Has spring arrived where you are yet? The days should be getting noticeably longer and warmer with maybe even sightings of greenery peeking through the ground. My favourite time of year.
Here things have been pretty much as usual. Our last letter was written as we left George Town. We sailed north to Cave Cay, met friends there and enjoyed a lovely evening with lobster on the grill. In the morning, we went shelling and snorkeling around the area before we hauled anchors. We sailed north and they turned south. Perhaps we will meet again later in the season. Once in the deep water again, we put out both fishing lines and motorsailed to Black Point. Just before sunset, we dropped our hook in the sand there. After putting the motor on the dinghy, we headed ashore to the new laundry. What a lovely and much needed facility here in the Exumas. I do not mind the bucket laundry but it is difficult to do sheets and towels!
Dawn the next day found us pulling anchor again and heading to our old haunt near Staniel Cay, called Oz. Again friends awaited us and we caroused until the late evening, sharing stories and rum drinks. We had a plane to meet, so again we hauled anchor and headed for the deep water of Exuma Sound. Fishing lines again deployed and we waited in vain for the zzing that never came. We entered Norman’s Cay from the sound side and anchored there with only six other vessels around. Good protection from the expected frontal passage that night.
As we were only one day from Nassau now, we had some time to relax. A little beach walking, snorkeling and a visit to McDuff’s Beach Bar for hamburgers seemed in order. McDuff’s has been sold and will be closing down shortly, so it was likely our last hamburger in this piece of paradise. Paradise is changing as there is another resort being started on that end of Norman’s Cay.
We arrived in Nassau and tucked into a little cove we use, across from Nassau Harbour Club. The traffic, noise and wakes from large vessels soon reminded us why we avoid this part of the Bahamas. In the morning, we re-stocked our larder and prepared for a guest. Gary arrived by mid-afternoon, with a full cooler bag! Steaks, hamburger, peameal bacon, cold meats, cheeses and even fresh mushrooms. Man, was our frig full.

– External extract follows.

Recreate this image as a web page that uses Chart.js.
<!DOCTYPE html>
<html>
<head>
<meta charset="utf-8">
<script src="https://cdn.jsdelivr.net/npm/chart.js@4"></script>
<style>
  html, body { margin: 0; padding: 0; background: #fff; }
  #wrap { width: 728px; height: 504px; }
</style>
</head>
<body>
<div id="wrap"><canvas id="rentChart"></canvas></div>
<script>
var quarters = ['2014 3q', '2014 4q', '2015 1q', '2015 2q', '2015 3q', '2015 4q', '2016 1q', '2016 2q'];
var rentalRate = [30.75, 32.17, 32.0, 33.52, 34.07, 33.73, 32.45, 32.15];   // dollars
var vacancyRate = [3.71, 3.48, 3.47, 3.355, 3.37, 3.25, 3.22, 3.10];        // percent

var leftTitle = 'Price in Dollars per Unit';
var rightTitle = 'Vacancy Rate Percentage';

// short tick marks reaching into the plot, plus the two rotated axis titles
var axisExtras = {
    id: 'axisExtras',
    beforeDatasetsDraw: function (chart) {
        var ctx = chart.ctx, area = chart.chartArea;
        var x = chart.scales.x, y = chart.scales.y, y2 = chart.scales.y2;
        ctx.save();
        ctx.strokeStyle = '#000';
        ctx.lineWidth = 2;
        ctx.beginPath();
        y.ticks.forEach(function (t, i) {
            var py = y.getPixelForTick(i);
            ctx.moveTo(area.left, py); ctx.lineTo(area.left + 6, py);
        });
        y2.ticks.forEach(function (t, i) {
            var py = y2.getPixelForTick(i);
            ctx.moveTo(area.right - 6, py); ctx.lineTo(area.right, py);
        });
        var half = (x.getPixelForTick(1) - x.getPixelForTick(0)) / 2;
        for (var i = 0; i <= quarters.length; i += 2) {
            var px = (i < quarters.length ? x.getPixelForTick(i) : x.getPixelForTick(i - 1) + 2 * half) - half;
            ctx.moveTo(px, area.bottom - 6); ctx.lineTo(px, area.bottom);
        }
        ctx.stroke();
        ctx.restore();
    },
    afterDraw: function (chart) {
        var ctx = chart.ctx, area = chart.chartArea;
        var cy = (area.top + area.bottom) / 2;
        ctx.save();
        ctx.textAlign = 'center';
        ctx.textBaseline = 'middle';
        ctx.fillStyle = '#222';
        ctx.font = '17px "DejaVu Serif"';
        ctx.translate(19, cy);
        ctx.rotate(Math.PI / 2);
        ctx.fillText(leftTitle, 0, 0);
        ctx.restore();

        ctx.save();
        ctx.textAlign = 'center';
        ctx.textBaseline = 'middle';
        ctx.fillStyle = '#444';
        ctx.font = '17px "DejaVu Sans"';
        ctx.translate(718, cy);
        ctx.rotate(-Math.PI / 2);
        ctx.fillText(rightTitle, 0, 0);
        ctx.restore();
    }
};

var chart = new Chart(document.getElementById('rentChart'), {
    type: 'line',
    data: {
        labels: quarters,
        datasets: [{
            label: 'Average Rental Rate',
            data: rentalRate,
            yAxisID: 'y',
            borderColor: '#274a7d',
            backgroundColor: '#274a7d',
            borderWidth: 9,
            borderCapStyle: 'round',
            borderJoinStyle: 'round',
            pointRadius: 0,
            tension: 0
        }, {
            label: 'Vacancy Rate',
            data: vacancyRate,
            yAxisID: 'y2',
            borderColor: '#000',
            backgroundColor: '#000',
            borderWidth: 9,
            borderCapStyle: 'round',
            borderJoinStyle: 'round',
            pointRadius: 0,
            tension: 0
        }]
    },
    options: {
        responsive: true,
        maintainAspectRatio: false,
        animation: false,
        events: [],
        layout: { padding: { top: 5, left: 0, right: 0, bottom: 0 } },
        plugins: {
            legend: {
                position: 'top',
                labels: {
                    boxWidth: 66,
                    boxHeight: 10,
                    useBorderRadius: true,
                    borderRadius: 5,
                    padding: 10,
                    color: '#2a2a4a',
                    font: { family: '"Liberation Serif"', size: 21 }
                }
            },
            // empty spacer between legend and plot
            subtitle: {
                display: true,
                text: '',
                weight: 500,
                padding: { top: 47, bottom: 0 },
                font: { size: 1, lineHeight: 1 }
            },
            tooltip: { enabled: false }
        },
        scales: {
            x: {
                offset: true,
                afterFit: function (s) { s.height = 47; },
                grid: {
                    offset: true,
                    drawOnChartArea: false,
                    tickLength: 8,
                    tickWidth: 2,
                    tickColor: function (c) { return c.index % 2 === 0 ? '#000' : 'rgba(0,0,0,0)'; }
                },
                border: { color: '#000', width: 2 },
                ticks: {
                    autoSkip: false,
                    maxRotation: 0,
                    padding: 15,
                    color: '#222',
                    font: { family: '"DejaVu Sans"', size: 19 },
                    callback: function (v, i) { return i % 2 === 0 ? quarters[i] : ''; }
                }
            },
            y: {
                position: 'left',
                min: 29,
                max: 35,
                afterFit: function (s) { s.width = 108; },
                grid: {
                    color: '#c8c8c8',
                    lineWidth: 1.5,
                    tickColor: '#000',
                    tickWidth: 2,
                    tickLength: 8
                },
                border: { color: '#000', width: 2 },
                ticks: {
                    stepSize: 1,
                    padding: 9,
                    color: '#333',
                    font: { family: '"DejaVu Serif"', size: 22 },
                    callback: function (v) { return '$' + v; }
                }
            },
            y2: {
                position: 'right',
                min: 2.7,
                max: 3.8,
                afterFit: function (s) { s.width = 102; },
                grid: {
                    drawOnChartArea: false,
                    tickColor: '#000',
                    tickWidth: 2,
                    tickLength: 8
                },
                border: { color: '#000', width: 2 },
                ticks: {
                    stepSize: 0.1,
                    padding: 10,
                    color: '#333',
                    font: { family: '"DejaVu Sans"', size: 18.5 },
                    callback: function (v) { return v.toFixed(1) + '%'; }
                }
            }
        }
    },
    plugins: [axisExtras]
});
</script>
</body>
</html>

In the morning, we sailed off to Royal Island, Eleuthera. It was a fourty mile passage and quite lumpy. Again fishing lines were deployed but no zzing. We entered the shallow banks again at SouthWest Reef and proceeded to Royal Island. Another front was expected soon and we hunkered down for a few days of reading and card games. When the weather improved, we went ashore to explore the ruins there. The last few hurricanes have really advanced the destruction of these buildings.
In the next days, we visited Spanish Wells a couple of times. We anchored outside town and dinghyed in to explore this lovely village. The people take pride in the appearance of their homes and gardens here and it certainly makes it attractive to the eye. The Pinders Grocery Store made arrangements for Gary to fly back to Nassau on Southern Air. We arrived in town the day before his departure and hooked up to one of the moorings.
After Gary departed, we invited our friend Wayne Perry ( Little Woody )his wife, Phyllis and daughter Brigit aboard for dinner. We try to get together with them each year and catch up on each other’s lives. Woody had lost his mother this winter as well, so we were able to support each other.
The next day, we headed to Meeks Patch and anchored all by ourselves off of a lovely sand beach. A snorkel nearby added some fish to the larder as Heather spotted the grouper and Murray speared it. In the morning at dawn, we headed north to Abaco. Again, two fishing lines deployed. This trip was a sixty mile day, with a current against us. The seas were relatively calm and winds light. This time the fishing lines did zzing. Twice or three times. But, no fish into the boat. Murray did have a long fight with a mahi-mahi that spit the hook just behind the boat. Oh well, another day.
Five pm found us dropping our hook for the night, in Abaco. It was a beautiful sunset and a long day. We slept like logs. Another front was expected, so on we sail in the morning. For the frontal passage, we romped northwest toward Treasure Cay. With high winds expected, we look for protection from the winds, good holding and few boats to drag into us. We dropped our hook outside of Treasure Cay and kept a lookout. Mid-afternoon the sky looked ominous. I had been watching out the forward hatch and saw evidence of a tornado or waterspout forming as the water nearby churned upward. Murray started the motor and we hung on as the wind howled through the rigging and the windgenerator distorted from the force of the wind. Everything on the boat shook but our anchor held. Rain washed the salt off our decks and the wind howled most of the night.
Today, all is bright a shiny albeit a trifle chilly with the north wind blowing. By chilly, I mean 20C. In the next day or so, the winds will die again and we will go to Marsh Harbour, do laundry and re-stock the larder. Then we ill work our way further north and start watching for the weather to cross over to the US again. Spring has come and all the birds are heading north again, even us boat-dwelling snowbirds.
That is life aboard, exciting moments and days of boredom or routine. Not much different than life ashore.